I heard this morning from Erica no-last-name, a 21 year-old student from Charlotte, North Carolina. Being an intelligent and committed Avatard, she took issue with my 8.17 report (“Room at the Inn”) about how the Avatar tickets were snapped up faster in big cities than in outlying areas, and especially what that implied about awareness levels.
“Don’t assume everyone outside of NY and LA is oblivious to Hollywood doings,” she wrote. “I know how these places look from the outside (middle-class, popcorn-eating audiences flocking to stupid blockbusters) but Charlotte does have a little art society inside it, even though we might be in the minority. I have two reserved tickets to an Avatar screening here in Charlotte, and I know more people who are going also. Not only that, but I’m trying to sell the shit out of this thing because I truly believe in the epic-ness of it.”
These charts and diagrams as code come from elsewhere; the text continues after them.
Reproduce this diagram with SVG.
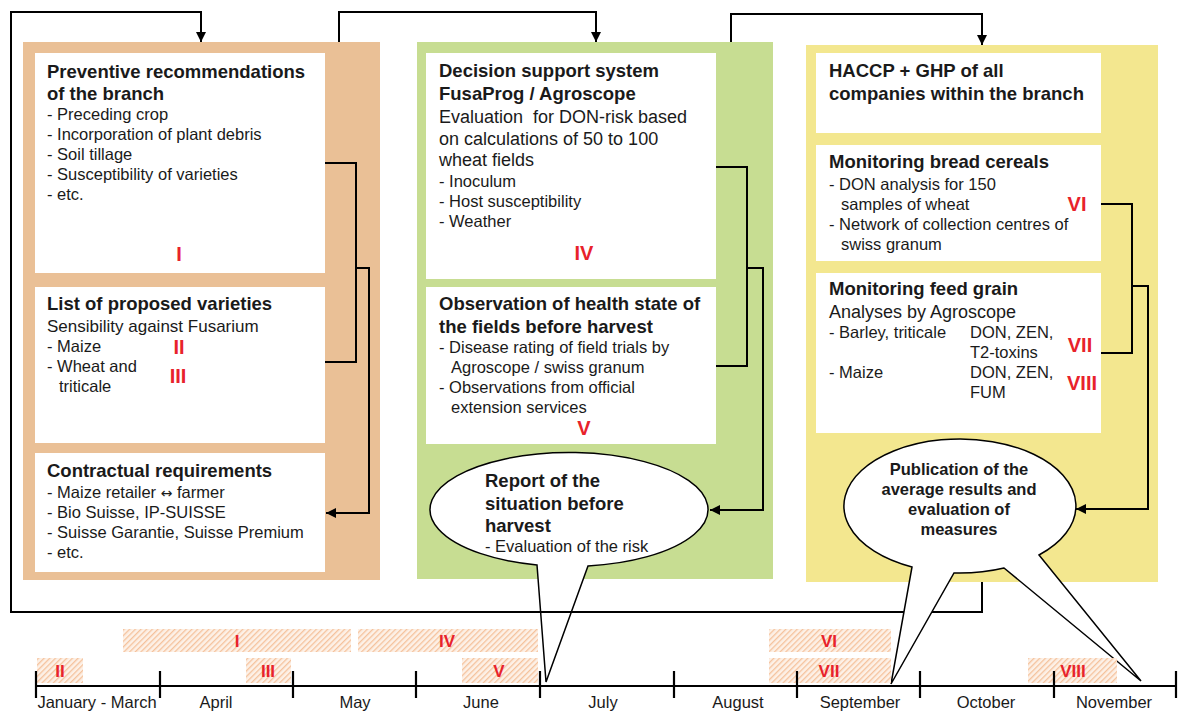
<svg xmlns="http://www.w3.org/2000/svg" width="1187" height="711" viewBox="0 0 1187 711">
<defs>
<style>
text{font-family:"Liberation Sans",Arial,sans-serif;fill:#1a1a1a}
.t{font-size:18.5px;font-weight:bold}
.b{font-size:16.5px}
.m{font-size:18px}
.r{font-size:20px;font-weight:bold;fill:#E8222B}
.rs{font-size:17px;font-weight:bold;fill:#E8222B}
.box{fill:#fff}
.ln{fill:none;stroke:#000;stroke-width:2}
.ax{fill:none;stroke:#000;stroke-width:2.2}
.call{fill:#fff;stroke:#000;stroke-width:1.5}
.mo{font-size:16.5px;text-anchor:middle}
.pt{font-size:16.5px;font-weight:bold;text-anchor:middle}
.arw{font-family:"DejaVu Sans",sans-serif;font-size:14px}
</style>
<marker id="ah" viewBox="0 0 10 10" refX="10" refY="5" markerWidth="10" markerHeight="10" markerUnits="userSpaceOnUse" orient="auto">
<path d="M0,0 L10,5 L0,10 Z" fill="#000"/>
</marker>
<pattern id="hatch" patternUnits="userSpaceOnUse" width="4" height="4" patternTransform="rotate(45)">
<rect width="4" height="4" fill="#FDF1E7"/>
<rect width="1.3" height="4" fill="#F5C29C"/>
</pattern>
</defs>
<rect width="1187" height="711" fill="#fff"/>

<g id="panel-left"><rect x="23" y="42" width="357" height="538" fill="#EAC096"/></g>
<g id="panel-middle"><rect x="417" y="42" width="356" height="537" fill="#C7DD92"/></g>
<g id="panel-right"><rect x="806" y="45" width="352" height="537" fill="#F3E78F"/></g>

<g id="box-preventive">
<rect class="box" x="35" y="53" width="290" height="220"/>
<text class="t" x="47" y="78">Preventive recommendations</text>
<text class="t" x="47" y="100">of the branch</text>
<text class="b" x="47" y="120">-  Preceding crop</text>
<text class="b" x="47" y="140">-  Incorporation of plant debris</text>
<text class="b" x="47" y="160">-  Soil tillage</text>
<text class="b" x="47" y="180">-  Susceptibility of varieties</text>
<text class="b" x="47" y="200">-  etc.</text>
<text class="r" x="179" y="261" text-anchor="middle">I</text>
</g>

<g id="box-varieties">
<rect class="box" x="35" y="287" width="290" height="156"/>
<text class="t" x="47" y="310">List of proposed varieties</text>
<text class="b" x="47" y="332" style="font-size:17px">Sensibility against Fusarium</text>
<text class="b" x="47" y="352">-  Maize</text>
<text class="b" x="47" y="372">-  Wheat and</text>
<text class="b" x="59" y="392">triticale</text>
<text class="r" x="179" y="354" text-anchor="middle">II</text>
<text class="r" x="178" y="383" text-anchor="middle">III</text>
</g>

<g id="box-contract">
<rect class="box" x="35" y="453" width="290" height="119"/>
<text class="t" x="47" y="477">Contractual requirements</text>
<text class="b" x="47" y="498">-  Maize retailer <tspan class="arw">↔</tspan> farmer</text>
<text class="b" x="47" y="518">-  Bio Suisse, IP-SUISSE</text>
<text class="b" x="47" y="538">-  Suisse Garantie, Suisse Premium</text>
<text class="b" x="47" y="558">-  etc.</text>
</g>

<g id="box-dss">
<rect class="box" x="426" y="53" width="290" height="226"/>
<text class="t" x="439" y="77">Decision support system</text>
<text class="t" x="439" y="100">FusaProg / Agroscope</text>
<text class="m" x="439" y="123" xml:space="preserve">Evaluation  for DON-risk based</text>
<text class="m" x="439" y="145">on calculations of 50 to 100</text>
<text class="m" x="439" y="166">wheat fields</text>
<text class="b" x="439" y="187">-  Inoculum</text>
<text class="b" x="439" y="207">-  Host susceptibility</text>
<text class="b" x="439" y="227">-  Weather</text>
<text class="r" x="584" y="260" text-anchor="middle">IV</text>
</g>

<g id="box-observation">
<rect class="box" x="426" y="287" width="290" height="157"/>
<text class="t" x="439" y="310">Observation of health state of</text>
<text class="t" x="439" y="333">the fields before harvest</text>
<text class="b" x="439" y="353">-  Disease rating of field trials by</text>
<text class="b" x="451" y="373">Agroscope / swiss granum</text>
<text class="b" x="439" y="393">-  Observations from official</text>
<text class="b" x="451" y="413">extension services</text>
<text class="r" x="584" y="435" text-anchor="middle">V</text>
</g>

<g id="box-haccp">
<rect class="box" x="816" y="53" width="285" height="80"/>
<text class="t" x="829" y="77">HACCP + GHP of all</text>
<text class="t" x="829" y="100">companies within the branch</text>
</g>

<g id="box-bread">
<rect class="box" x="816" y="145" width="285" height="116"/>
<text class="t" x="829" y="168">Monitoring bread cereals</text>
<text class="b" x="829" y="190">-  DON analysis for 150</text>
<text class="b" x="841" y="210">samples of wheat</text>
<text class="b" x="829" y="230">-  Network of collection centres of</text>
<text class="b" x="841" y="250">swiss granum</text>
<text class="r" x="1077" y="211" text-anchor="middle">VI</text>
</g>

<g id="box-feed">
<rect class="box" x="816" y="273" width="285" height="160"/>
<text class="t" x="829" y="295">Monitoring feed grain</text>
<text class="m" x="829" y="318">Analyses by Agroscope</text>
<text class="b" x="829" y="338">-  Barley, triticale</text>
<text class="b" x="970" y="338">DON, ZEN,</text>
<text class="b" x="970" y="358">T2-toxins</text>
<text class="b" x="829" y="378">-  Maize</text>
<text class="b" x="970" y="378">DON, ZEN,</text>
<text class="b" x="970" y="398">FUM</text>
<text class="r" x="1080" y="352" text-anchor="middle">VII</text>
<text class="r" x="1082" y="390" text-anchor="middle">VIII</text>
</g>

<g id="callout-report">
<path class="call" d="M537,565 L546,682 L588,566 A139 57 0 1 0 537,565 Z"/>
<text class="t" x="485" y="487">Report of the</text>
<text class="t" x="485" y="510">situation before</text>
<text class="t" x="485" y="532">harvest</text>
<text class="b" x="485" y="552">-  Evaluation of the risk</text>
</g>

<g id="connectors">
<path class="ln" d="M982,582 V612 H11 V12 H201 V42" marker-end="url(#ah)"/>
<path class="ln" d="M339,42 V12 H596 V42" marker-end="url(#ah)"/>
<path class="ln" d="M731,42 V14 H982 V45" marker-end="url(#ah)"/>
<path class="ln" d="M325,163 H356 V362 H325"/>
<path class="ln" d="M356,268 H369 V513 H326" marker-end="url(#ah)"/>
<path class="ln" d="M716,167 H747 V366 H716"/>
<path class="ln" d="M747,268 H763 V510 H710" marker-end="url(#ah)"/>
<path class="ln" d="M1101,204 H1132 V353 H1101"/>
<path class="ln" d="M1132,286 H1148 V509 H1076" marker-end="url(#ah)"/>
</g>

<g id="callout-publication">
<path class="call" d="M912,567 L891,684 L954,573 A116 67 0 0 0 1004,568 L1141,681 L1039,555 A116 67 0 1 0 912,567 Z"/>
<text class="pt" x="959" y="475">Publication of the</text>
<text class="pt" x="959" y="495">average results and</text>
<text class="pt" x="959" y="515">evaluation of</text>
<text class="pt" x="959" y="535">measures</text>
</g>

<g id="timeline">
<rect x="123" y="629" width="228" height="23" fill="url(#hatch)"/>
<rect x="358" y="629" width="180" height="23" fill="url(#hatch)"/>
<rect x="769" y="629" width="122" height="23" fill="url(#hatch)"/>
<rect x="37" y="658" width="46" height="25" fill="url(#hatch)"/>
<rect x="246" y="658" width="45" height="25" fill="url(#hatch)"/>
<rect x="462" y="658" width="76" height="25" fill="url(#hatch)"/>
<rect x="769" y="658" width="122" height="25" fill="url(#hatch)"/>
<rect x="1028" y="658" width="89" height="25" fill="url(#hatch)"/>
<text class="rs" x="237" y="647" text-anchor="middle">I</text>
<text class="rs" x="447" y="647" text-anchor="middle">IV</text>
<text class="rs" x="829" y="647" text-anchor="middle">VI</text>
<text class="rs" x="60" y="677" text-anchor="middle">II</text>
<text class="rs" x="268" y="677" text-anchor="middle">III</text>
<text class="rs" x="499" y="677" text-anchor="middle">V</text>
<text class="rs" x="829" y="677" text-anchor="middle">VII</text>
<text class="rs" x="1073" y="677" text-anchor="middle">VIII</text>
<path class="ax" d="M36,686 H1176"/>
<path class="ax" d="M36,671 V698 M160,671 V698 M293,671 V698 M416,671 V698 M540,671 V698 M674,671 V698 M797,671 V698 M920,671 V698 M1054,671 V698 M1176,671 V698"/>
<text class="mo" x="97" y="708">January - March</text>
<text class="mo" x="216" y="708">April</text>
<text class="mo" x="355" y="708">May</text>
<text class="mo" x="481" y="708">June</text>
<text class="mo" x="603" y="708">July</text>
<text class="mo" x="738" y="708">August</text>
<text class="mo" x="860" y="708">September</text>
<text class="mo" x="986" y="708">October</text>
<text class="mo" x="1114" y="708">November</text>
</g>
</svg>
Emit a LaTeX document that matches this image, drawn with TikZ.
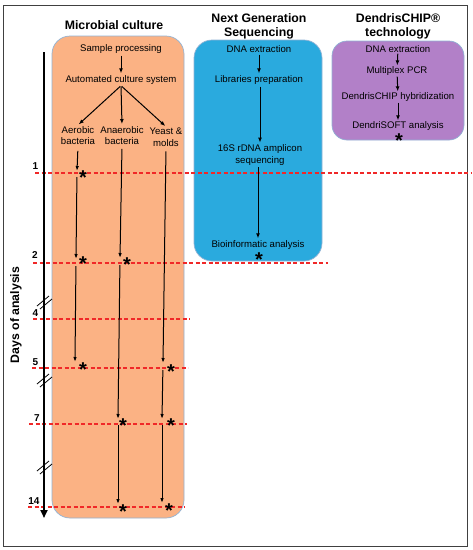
\documentclass[tikz,border=0pt]{standalone}
\usepackage{fontspec}
\setmainfont{Liberation Sans}
\usetikzlibrary{arrows.meta,positioning}
\definecolor{culture}{RGB}{251,178,132}
\definecolor{ngs}{RGB}{42,170,222}
\definecolor{chip}{RGB}{178,128,200}
\definecolor{edge}{RGB}{145,178,212}
\definecolor{dayred}{RGB}{240,40,40}

\begin{document}
\begin{tikzpicture}[x=1pt,y=-1pt,
  box/.style={rectangle,rounded corners=18pt,draw=edge,line width=0.7pt},
  lbl/.style={font=\fontsize{9.6}{11.5}\selectfont,align=center,inner sep=1pt},
  ttl/.style={font=\fontsize{12.3}{14}\selectfont\bfseries,align=center},
  dnum/.style={font=\fontsize{10}{12}\selectfont\bfseries,inner sep=0pt},
  arr/.style={-{Latex[length=5pt,width=4pt]},line width=1pt,shorten <=1pt,shorten >=1pt},
  tl/.style={-{Latex[length=5pt,width=3.5pt]},line width=1pt},
  dayline/.style={draw=dayred,dash pattern=on 4pt off 2.5pt,line width=1.1pt},
  ast/.style={font=\fontsize{20}{20}\selectfont\bfseries,inner sep=0pt,anchor=base,yshift=-11.3pt}]
\useasboundingbox (0,0) rectangle (473,550);
\draw[line width=0.9pt,draw=black!75] (3,5) rectangle (467,546);

% boxes
\node[box,fill=culture,minimum width=132,minimum height=482] (mcbox) at (118,277) {};
\node[box,fill=ngs,minimum width=128,minimum height=221] (ngsbox) at (258,150.5) {};
\node[box,fill=chip,rounded corners=15pt,minimum width=132,minimum height=99] (chipbox) at (398,90.5) {};

% titles
\node[ttl] (mct) at (114,25) {Microbial culture};
\node[ttl] (ngst) at (259,26.5) {Next Generation\\Sequencing};
\node[ttl] (chipt) at (398,26) {DendrisCHIP®\\technology};
\node[ttl,rotate=90] (days) at (16,315) {Days of analysis};

% days
\foreach \n/\xl/\yl/\yy/\xa/\xb in {1/35.5/166/173/35/472, 2/35/255/263/33/328,
    4/35.5/313/319/33/190, 5/35.3/362/368/32/188, 7/37/418/424/29/187, 14/34/501/507/28/185} {
  \node[dnum] (d\n) at (\xl,\yl) {\n};
  \draw[dayline] (\xa,\yy) -- (\xb,\yy);
}

% time axis
\coordinate (ttop) at (44,52);
\coordinate (tend) at (44,518);
\draw[line width=2.2pt,-{Triangle[length=8pt,width=7pt]}] (ttop) -- (tend);
\foreach \by in {302,380,467} {
  \draw[line width=0.8pt] (37,\by+4) -- (49,\by-6);
  \draw[line width=0.8pt] (40,\by+7) -- (52,\by-3);
}

% microbial culture
\node[lbl] (sp) at (121,49) {Sample processing};
\node[lbl] (acs) at (121,80) {Automated culture system};
\node[lbl] (aer) at (78,135.5) {Aerobic\\bacteria};
\node[lbl] (anb) at (122,135.5) {Anaerobic\\bacteria};
\node[lbl] (yst) at (166,137) {Yeast \&\\molds};
\draw[arr] (sp) -- (acs);
\draw[arr] (acs.south) -- (aer.north);
\draw[arr] (acs.south) -- (anb.north);
\draw[arr] (acs.south) -- (yst.north);

\coordinate (a1) at (77,171);
\coordinate (a2) at (76,259);
\coordinate (a5) at (75,362);
\coordinate (n2) at (120,258);
\coordinate (n7) at (118,419);
\coordinate (n14) at (118,504);
\coordinate (y5) at (163,363);
\coordinate (y7) at (162,419);
\coordinate (y14) at (162,503);
\draw[tl,shorten <=5pt] (aer.south) -- (a1);
\draw[tl,shorten <=6pt] (a1) -- (a2);
\draw[tl,shorten <=7pt] (a2) -- (a5);
\draw[tl,shorten <=3pt] (anb.south) -- (n2);
\draw[tl,shorten <=7pt] (n2) -- (n7);
\draw[tl,shorten <=6pt] (n7) -- (n14);
\draw[tl,shorten <=4pt] (yst.south) -- (y5);
\draw[tl,shorten <=7pt] (y5) -- (y7);
\draw[tl,shorten <=6pt] (y7) -- (y14);

\node[ast] (sa1) at (83,173) {*};
\node[ast] (sa2) at (83,259) {*};
\node[ast] (sa5) at (83,365) {*};
\node[ast] (sn2) at (127,260) {*};
\node[ast] (sn7) at (123,421) {*};
\node[ast] (sn14) at (123,507) {*};
\node[ast] (sy5) at (171,367) {*};
\node[ast] (sy7) at (171,421) {*};
\node[ast] (sy14) at (169,506) {*};

% next generation sequencing
\node[lbl] (dna) at (259,49) {DNA extraction};
\node[lbl] (lib) at (259,80) {Libraries preparation};
\node[lbl] (seq) at (260,155) {16S rDNA amplicon\\sequencing};
\node[lbl] (bio) at (258,245) {Bioinformatic analysis};
\node[ast] (sbio) at (259,255) {*};
\draw[arr] (dna) -- (lib);
\draw[arr] (lib.south -| seq) -- (seq);
\draw[arr] (seq.south -| bio) -- (bio);

% dendrischip
\node[lbl] (dna2) at (398,49) {DNA extraction};
\node[lbl] (pcr) at (397,71) {Multiplex PCR};
\node[lbl] (hyb) at (398,97) {DendrisCHIP hybridization};
\node[lbl] (soft) at (398,126) {DendriSOFT analysis};
\node[ast] (ssoft) at (399,136) {*};
\draw[arr,shorten <=0pt,shorten >=0pt] (dna2) -- (pcr);
\draw[arr,shorten <=0pt,shorten >=0pt] (pcr) -- (hyb);
\draw[arr,shorten <=0pt,shorten >=0pt] (hyb) -- (soft);
\end{tikzpicture}
\end{document}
To which I replied: “Yeah, you’re from an upscale-urban small-college town…naturally! Any semi-educated, reasonably well-travelled American realizes, of course, that the American hinterland is sprinkled with small and mid-sized towns and college communities of a blue-green liberal bent. Oasis-like havens with nice people, cool cafes, bookstores, nice walking-around areas, non-Blockbuster DVD stores, second-hand clothing stores and pretty women with nice pedicures.
“Tupelo, Mississippi, to name one example, is generally regarded as a rural Southern city with all the attendant shortcomings, but it’s got a nice, old-town vibe here and there, and everyone you meet is polite and kindly. Not my kind of town architecturally but a decent place to hang for a day or two. So yeah, I know the score and thank God that the spirit of rural America isn’t entirely ruled by Walmarts and junk-food outlets and red-state Glenn Beck attitudes.
“What I was saying in the piece — or asking, really — is whether outlying areas are as attuned as big cities to ‘viral happenings’ like the Avatar free-seat giveaway.
“As I looked over the Avatar site at the end of the first day (i.e., two days ago) that had reports about which theatres in which cities were sold out (or more precisely requested-out), the general pattern was that the big-city IMAX theatres filled up right away but that scores of theatres in the rural and suburban areas still had seats open.
“The obvious conclusion is that rural/suburbans (a) have fewer hardcore fans of CG scifi/alternate-reality event movies and (b) aren’t as wired into what’s happening as big-city types. That’s all I was really saying.”
Rep. Barney Frank, bless him, understands the blunt-spoken, suffer-no-fools HE spirit and vice versa. Asked during a town-hall healthcare discussion in Dartmouth why he supports President Obama’s “Nazi policy,” Frank replied as follows: “On what planet do you spend most of your time? [What you’re saying is] vile, contemptible nonsense. Trying to have a conversation with you would be like trying to argue with a dining-room table.”